**YOUR GOAL:**
Copy, exactly and only, the lines from the one with "Reproduce this chart with matplotlib." up to and including the one with "plt.rcParams['font.family'] = ['Liberation", leaving pictures out.
>> Begin PROVIDED DATA
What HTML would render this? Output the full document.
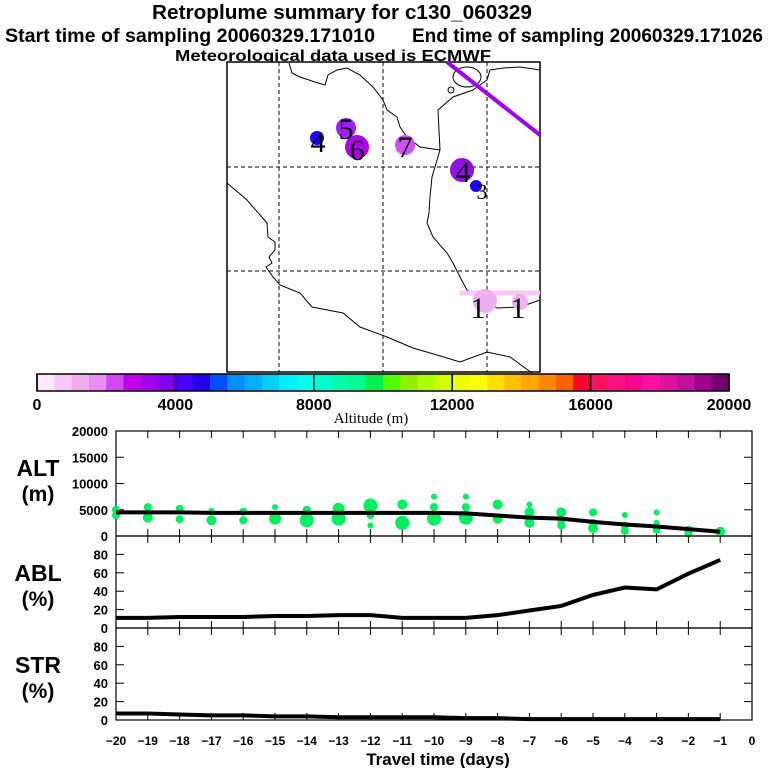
<!DOCTYPE html>
<html><head><meta charset="utf-8"><style>
html,body{margin:0;padding:0;background:#fff;width:768px;height:768px;overflow:hidden}
svg{display:block}
.t{font-family:"Liberation Sans",Arial,sans-serif;font-weight:bold;fill:#000}
</style></head><body>
<svg id="fig" width="768" height="768" viewBox="0 0 768 768" xmlns="http://www.w3.org/2000/svg">
<text class="t" x="342" y="19" font-size="20" text-anchor="middle" textLength="380" lengthAdjust="spacingAndGlyphs">Retroplume summary for c130_060329</text>
<text class="t" x="5" y="42" font-size="19" textLength="370" lengthAdjust="spacingAndGlyphs">Start time of sampling 20060329.171010</text>
<text class="t" x="412" y="42" font-size="19" textLength="351" lengthAdjust="spacingAndGlyphs">End time of sampling 20060329.171026</text>
<text class="t" x="333" y="61" font-size="16" text-anchor="middle" textLength="316" lengthAdjust="spacingAndGlyphs">Meteorological data used is ECMWF</text>

<g id="map">
<rect x="227" y="62" width="313" height="310" fill="#fff" stroke="#000" stroke-width="1.5"/>
<g stroke="#000" stroke-dasharray="4,3" stroke-width="1">
<line x1="279" y1="62" x2="279" y2="372"/><line x1="383" y1="62" x2="383" y2="372"/><line x1="487" y1="62" x2="487" y2="372"/>
<line x1="227" y1="167" x2="540" y2="167"/><line x1="227" y1="271" x2="540" y2="271"/>
</g>
<g fill="none" stroke="#000" stroke-width="1">
<polyline points="289,63 292,73 300,77 318,83 325,85 328,75 337,70 347,68 360,75 373,87 383,100 387,110 397,117 400,127 407,137 420,147 440,150"/>
<polyline points="440,150 438,110 453,97 473,90 487,80 490,70 503,68 520,67 540,70"/>
<polyline points="440,150 437,160 432,177 430,197 429,213 427,223 433,237 447,253 453,263 460,277 467,290 480,297 497,308 520,307 540,300"/>
<polyline points="227,183 247,200 267,223 268,237 275,242 275,250 269,257 272,263 266,267 273,277 280,285 300,293 312,307 343,313 360,327 387,337 413,348 437,355 460,362 487,352 510,357 532,373"/>
<ellipse cx="467" cy="77" rx="14" ry="10"/><circle cx="451" cy="90" r="3"/>
</g>
<line x1="447" y1="62" x2="540" y2="135" stroke="#a000f0" stroke-width="4"/>
<line x1="460" y1="293" x2="540" y2="293" stroke="#f8c8f8" stroke-width="5"/>
<g>
<circle cx="317" cy="138" r="7" fill="#2000f0"/>
<circle cx="346" cy="128" r="10" fill="#a020f0"/>
<circle cx="357" cy="147" r="12" fill="#b000e8"/>
<circle cx="405" cy="145" r="10" fill="#d050f0"/>
<circle cx="462" cy="170" r="12" fill="#9010e0"/>
<circle cx="476" cy="186" r="6" fill="#2000f0"/>
<circle cx="485" cy="301" r="12" fill="#f0b0f0"/>
<circle cx="520" cy="302" r="8" fill="#f0b0f0"/>
</g>
<g font-family="Liberation Serif,serif" font-size="30" fill="#000" text-anchor="middle">
<text x="318" y="152">4</text><text x="346" y="139">5</text><text x="357" y="160">6</text><text x="405" y="157">7</text><text x="463" y="182">4</text><text x="482" y="199" font-size="22">3</text><text x="478" y="318">1</text><text x="518" y="318">1</text>
</g>
</g>

<g id="cbar"></g>
<text x="371" y="423" font-family="Liberation Serif,serif" font-size="15" text-anchor="middle">Altitude (m)</text>

<g id="panels"></g>
</svg>
<script>
const ns="http://www.w3.org/2000/svg";
const svg=document.getElementById('fig');
function mk(tag,attrs,parent){const e=document.createElementNS(ns,tag);for(const k in attrs)e.setAttribute(k,attrs[k]);(parent||svg).appendChild(e);return e;}

// colorbar
const cbColors=["#ffe8ff","#f8c8f8","#f0b0f0","#e890f0","#d048f0","#c000f0","#a000f0","#8000f0",
"#4800ff","#2000f0","#0050ff","#0090ff","#00b0ff","#00d0ff","#00f0ff","#00ffe8",
"#00ffc8","#00ffa8","#00ff90","#00f050","#50ff00","#90f000","#b0ff00","#d0ff00",
"#f0ff00","#ffff00","#ffe000","#ffc000","#ffa800","#ff8800","#ff6000","#ff0030",
"#ff1060","#ff1080","#ff0090","#ff10a0","#e010a0","#c010a0","#a00090","#700070"];
const cbTicks=[0,4000,8000,12000,16000,20000];
const cb=document.getElementById('cbar');
const cbX=v=>37+v/20000*692;
cbColors.forEach((c,i)=>{const r=mk('rect',{x:37+i*692/40,y:374,width:692/40+0.5,height:17,fill:c},cb);

});
mk('rect',{x:37,y:374,width:692,height:17,fill:'none',stroke:'#000','stroke-width':1.5},cb);
cbTicks.forEach(v=>{mk('line',{x1:cbX(v),y1:374,x2:cbX(v),y2:391,stroke:'#000','stroke-width':1.5},cb);
const t=mk('text',{x:cbX(v),y:410,'font-size':16,'text-anchor':'middle',class:'t'},cb);t.textContent=v;

});

// panels data
const days=[-20,-19,-18,-17,-16,-15,-14,-13,-12,-11,-10,-9,-8,-7,-6,-5,-4,-3,-2,-1];
const altLine=[4500,4500,4500,4400,4400,4400,4400,4400,4400,4400,4400,4300,3900,3500,3300,2700,2200,1800,1300,800];
const ablLine=[11,11,12,12,12,13,13,14,14,11,11,11,14,19,24,36,44,42,59,74];
const strLine=[7,7,6,5,5,4,4,3,3,3,3,2,2,1,1,1,1,1,1,1];
const dotDays=[-20,-20,-19,-19,-18,-18,-17,-17,-16,-16,-15,-15,-14,-14,-13,-13,-12,-12,-12,-11,-11,-10,-10,-10,-9,-9,-9,-8,-8,-7,-7,-7,-6,-6,-6,-5,-5,-5,-4,-4,-4,-3,-3,-3,-2,-2,-1];
const dotAlts=[5000,4000,5500,3500,5200,3200,4800,3000,4600,3000,5500,3300,5000,3000,5200,3300,5800,4000,2000,6000,2500,7500,5500,3300,7500,5500,3500,6000,3300,6000,4500,2500,4500,3000,2000,4500,2500,1500,4000,2000,1000,4500,2500,1200,1200,500,800];
const dotSizes=[4,4,4,5,4,4,3,5,4,4,3,6,4,7,6,7,7,4,3,5,7,3,4,7,3,4,7,5,5,3,5,5,5,4,4,4,4,5,3,4,4,3,3,4,4,4,5];
const altTicks=[0,5000,10000,15000,20000];
const pctTicks=[0,20,40,60,80];
const xTicks=[-20,-19,-18,-17,-16,-15,-14,-13,-12,-11,-10,-9,-8,-7,-6,-5,-4,-3,-2,-1,0];

const X0=116,X1=752;
const xs=d=>X0+(d+20)/20*(X1-X0);
const P=document.getElementById('panels');
const panels=[{name:'alt',top:431,bot:536,max:20000,ticks:altTicks,line:altLine,lab:['ALT','(m)']},
{name:'abl',top:536,bot:628,max:100,ticks:pctTicks,line:ablLine,lab:['ABL','(%)']},
{name:'str',top:628,bot:720,max:100,ticks:pctTicks,line:strLine,lab:['STR','(%)']}];
panels.forEach(p=>{
 const g=mk('g',{},P);
 
 
 const ys=v=>p.bot-v/p.max*(p.bot-p.top);
 mk('rect',{x:X0,y:p.top,width:X1-X0,height:p.bot-p.top,fill:'none',stroke:'#000','stroke-width':1.2},g);
 p.ticks.forEach(v=>{const y=ys(v);
  mk('line',{x1:X0,y1:y,x2:X0+8,y2:y,stroke:'#000'},g);mk('line',{x1:X1-8,y1:y,x2:X1,y2:y,stroke:'#000'},g);
  const t=mk('text',{x:X0-8,y:y+5,'font-size':13,'text-anchor':'end',class:'t'},g);t.textContent=v;
  
  });
 xTicks.forEach(d=>{const x=xs(d);
  mk('line',{x1:x,y1:p.top,x2:x,y2:p.top+7,stroke:'#000'},g);mk('line',{x1:x,y1:p.bot-7,x2:x,y2:p.bot,stroke:'#000'},g);});
 const l1=mk('text',{x:38,y:p.top+45,'font-size':23,'text-anchor':'middle',class:'t'},g);l1.textContent=p.lab[0];
 
 
 const l2=mk('text',{x:38,y:p.top+70,'font-size':21,'text-anchor':'middle',class:'t'},g);l2.textContent=p.lab[1];
 
 
 if(p.name=='alt'){
  dotDays.forEach((d,i)=>{const c=mk('circle',{cx:xs(d),cy:ys(dotAlts[i]),r:dotSizes[i],fill:'#00f060'},g);
   
   });
 }
 const pl=mk('polyline',{points:days.map((d,i)=>xs(d)+','+ys(p.line[i])).join(' '),fill:'none',stroke:'#000','stroke-width':4},g);
 
 
});
xTicks.forEach(d=>{const t=mk('text',{x:xs(d),y:745,'font-size':12,'text-anchor':'middle',class:'t'},P);t.textContent=d==0?'0':'\u2212'+(-d);
 
 });
const xt=mk('text',{x:438,y:765,'font-size':17,'text-anchor':'middle',class:'t'},P);xt.textContent='Travel time (days)';


</script>
</body></html>
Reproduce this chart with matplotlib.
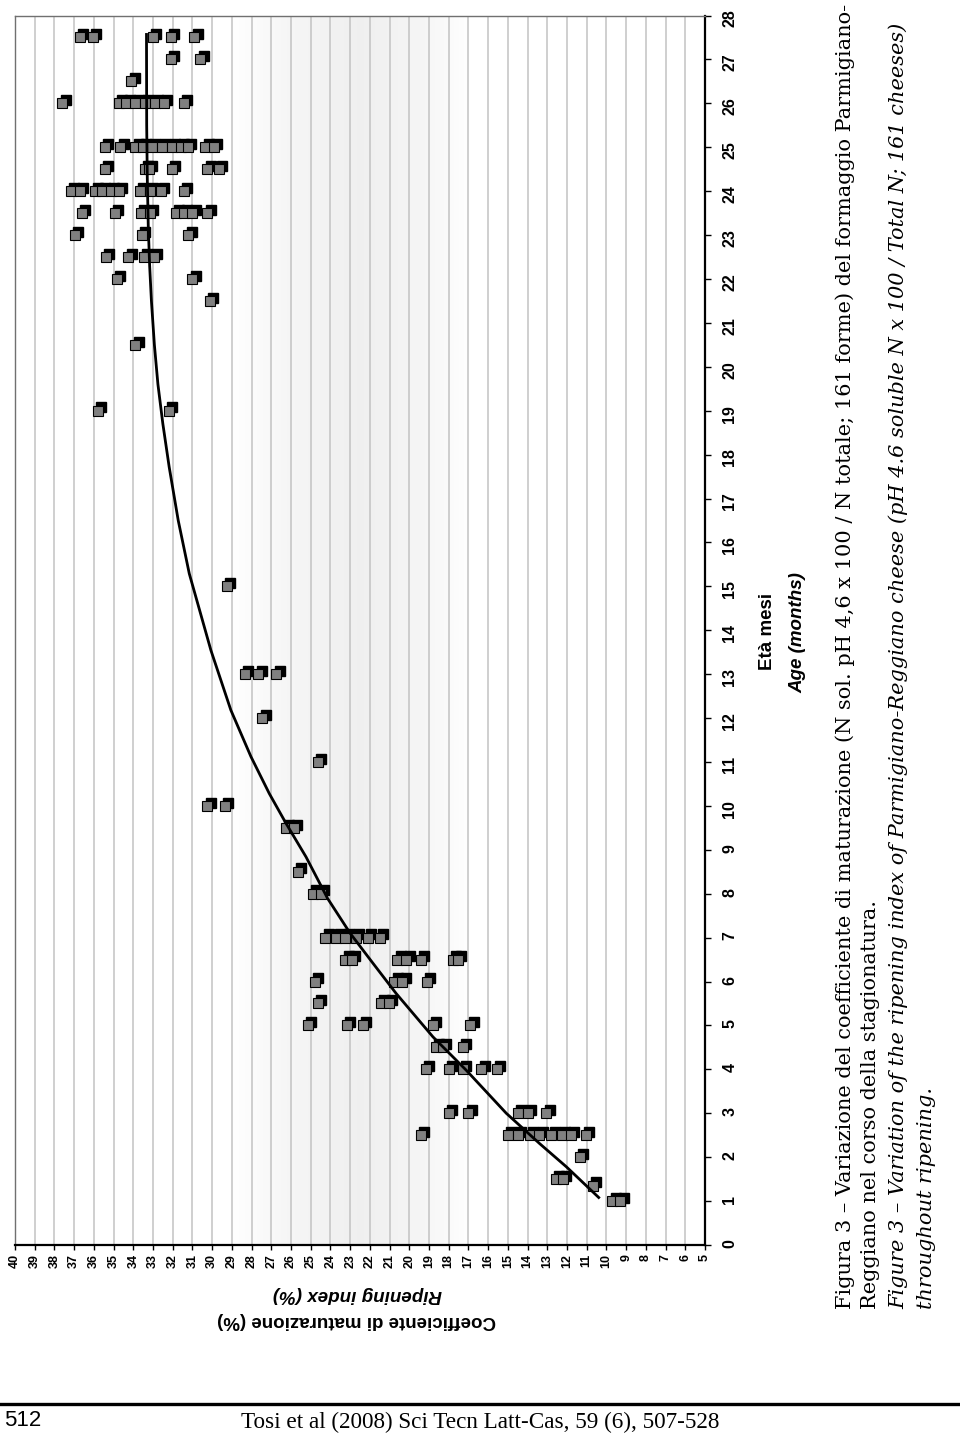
import numpy as np
import matplotlib
matplotlib.use('Agg')
import matplotlib.pyplot as plt
from matplotlib import transforms
from matplotlib.lines import Line2D

plt.rcParams['font.family'] = ['Liberation Sans', 'DejaVu Sans']

# ripening index (%), grouped by age (months)
row_age = [1, 1.35, 1.5, 2, 2.5, 3, 4, 4.5, 5, 5.5, 6, 6.5, 7, 8, 8.5, 9.5, 10,
           11, 12, 13, 15, 19, 20.5, 21.5, 22, 22.5, 23, 23.5, 24, 24.5, 25,
           26, 26.5, 27, 27.5]
row_ri = [
    [9.7, 9.3],
    [10.7],
    [12.55, 12.2],
    [11.35],
    [19.4, 15.0, 14.5, 13.9, 13.4, 12.8, 12.25, 11.8, 11.05],
    [18.0, 17.0, 14.5, 14.0, 13.05],
    [19.15, 18.0, 17.3, 16.35, 15.55],
    [18.65, 18.3, 17.3],
    [25.15, 23.15, 22.35, 18.8, 16.9],
    [24.65, 21.45, 21.05],
    [24.8, 20.75, 20.35, 19.1],
    [23.25, 22.9, 20.6, 20.15, 19.4, 17.8, 17.55],
    [24.25, 23.7, 23.25, 22.7, 22.1, 21.5],
    [24.9, 24.5],
    [25.65],
    [26.25, 25.85],
    [30.25, 29.35],
    [24.65],
    [27.45],
    [28.35, 27.65, 26.75],
    [29.25],
    [35.8, 32.2],
    [33.9],
    [30.1],
    [34.85, 31.0],
    [35.4, 34.25, 33.45, 32.95],
    [36.95, 33.55, 31.2],
    [36.6, 34.95, 33.6, 33.15, 31.85, 31.45, 31.0, 30.25],
    [37.15, 36.7, 35.95, 35.6, 35.15, 34.75, 33.65, 33.15, 32.6, 31.45],
    [35.45, 33.4, 33.2, 32.05, 30.25, 29.65],
    [35.45, 34.65, 33.9, 33.5, 33.05, 32.55, 32.05, 31.6, 31.25, 30.35, 29.9],
    [37.6, 34.75, 34.35, 33.9, 33.4, 32.9, 32.45, 31.45],
    [34.1],
    [32.1, 30.6],
    [36.7, 36.05, 33.0, 32.1, 30.9],
]

# fitted trend line as drawn
trend_age = [1.06, 1.78, 2.31, 3.0, 3.98, 4.74, 5.73, 6.45, 7.1, 7.89, 8.84,
             9.6, 10.28, 11.12, 12.18, 13.54, 15.29, 16.5, 17.72, 18.7, 19.6,
             20.5, 21.5, 22.3, 23.2, 24.3, 25.5, 27.6]
trend_ri = [10.34, 12.03, 13.39, 15.08, 17.11, 18.8, 20.67, 21.9, 23.0, 24.14,
            25.24, 26.25, 27.1, 28.03, 29.05, 30.06, 31.16, 31.72, 32.18, 32.5,
            32.75, 32.93, 33.08, 33.17, 33.24, 33.29, 33.32, 33.33]

ri_ticks = list(range(5, 41))
age_ticks = list(range(0, 29))

caption = [
    ('Figura 3 – Variazione del coefficiente di maturazione (N sol. pH 4,6 x 100 / '
     'N totale; 161 forme) del formaggio Parmigiano-', 'normal'),
    ('Reggiano nel corso della stagionatura.', 'normal'),
    ('Figure 3 – Variation of the ripening index of Parmigiano-Reggiano cheese '
     '(pH 4.6 soluble N x 100 / Total N; 161 cheeses)', 'italic'),
    ('throughout ripening.', 'italic'),
]

W, H = 960, 1438


def fx(px):
    return px / W


def fy(py):
    return 1 - py / H


fig = plt.figure(figsize=(9.6, 14.38), dpi=100)
ax = fig.add_axes([fx(15), fy(1245), (705 - 15) / W, (1245 - 15.5) / H])
ax.set_xlim(40, 5)
ax.set_ylim(0, 28)

# light grey shading band
band_x = np.linspace(29, 17, 240)
g = np.interp(band_x, [17, 19.5, 22.5, 26, 29], [1.0, 0.96, 0.94, 0.962, 1.0])
ax.imshow(np.dstack([g, g, g]), extent=[29, 17, 0, 28],
          aspect='auto', zorder=0, interpolation='bilinear')

ax.set_xticks(ri_ticks)
ax.set_yticks(age_ticks)
ax.grid(axis='x', color='#c2c2c2', lw=1.1)
ax.grid(axis='y', visible=False)
ax.set_axisbelow(True)

ax.yaxis.tick_right()
ax.tick_params(axis='x', direction='out', length=3.6, width=1, pad=3,
               labelsize=9, labelrotation=90)
ax.tick_params(axis='y', direction='out', length=4.5, width=1, pad=8,
               labelsize=11.5, labelrotation=90)
for lab in ax.get_xticklabels() + ax.get_yticklabels():
    lab.set_fontweight('bold')

for side in ['left', 'top']:
    ax.spines[side].set_color('#707070')
    ax.spines[side].set_linewidth(1.0)
for side in ['right', 'bottom']:
    ax.spines[side].set_color('black')
    ax.spines[side].set_linewidth(1.6)

# markers with a drop shadow, drawn left to right
pts = [(r, a) for a, rs in zip(row_age, row_ri) for r in rs]
pts.sort(key=lambda p: -p[0])
shadow = transforms.offset_copy(ax.transData, fig=fig, x=3.3, y=3.3, units='dots')
for i, (r, a) in enumerate(pts):
    ax.plot(r, a, 's', ms=6.8, color='black', transform=shadow, zorder=3 + 2 * i)
    ax.plot(r, a, 's', ms=6.8, mfc='#808080', mec='black', mew=0.8,
            zorder=4 + 2 * i)

ax.plot(trend_ri, trend_age, color='black', lw=2.0, zorder=1000,
        solid_capstyle='butt', solid_joinstyle='round')

# axis titles (page is rotated)
fig.text(fx(768), fy(631), 'Età mesi', rotation=90, ha='center', va='center',
         fontsize=13.5, fontweight='bold')
fig.text(fx(798), fy(633), 'Age (months)', rotation=90, ha='center', va='center',
         fontsize=13.5, fontweight='bold', fontstyle='italic')
fig.text(fx(358), fy(1295), 'Ripening index (%)', rotation=180, ha='center',
         va='center', fontsize=13.5, fontweight='bold', fontstyle='italic')
fig.text(fx(357), fy(1320), 'Coefficiente di maturazione (%)', rotation=180,
         ha='center', va='center', fontsize=13.5, fontweight='bold')

# caption
for xc, (txt, st) in zip([845, 871, 898, 926], caption):
    fig.text(fx(xc), fy(1309), txt, rotation=90, ha='center', va='bottom',
             fontsize=15.05, family='DejaVu Serif', fontstyle=st)

# page footer
fig.add_artist(Line2D([0, 1], [fy(1404), fy(1404)], transform=fig.transFigure,
                      color='black', lw=2.4))
fig.text(fx(4), fy(1420), '512', ha='left', va='center', fontsize=16)
fig.text(fx(719), fy(1422), 'Tosi et al (2008) Sci Tecn Latt-Cas, 59 (6), 507-528',
         ha='right', va='center', fontsize=16.7, family='Liberation Serif')

fig.savefig('out.png', dpi=100)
>> End PROVIDED DATA
**RESULT OF THE EXERCISE:**
Reproduce this chart with matplotlib.
import numpy as np
import matplotlib
matplotlib.use('Agg')
import matplotlib.pyplot as plt
from matplotlib import transforms
from matplotlib.lines import Line2D

plt.rcParams['font.family'] = ['Liberation Sans', 'DejaVu Sans']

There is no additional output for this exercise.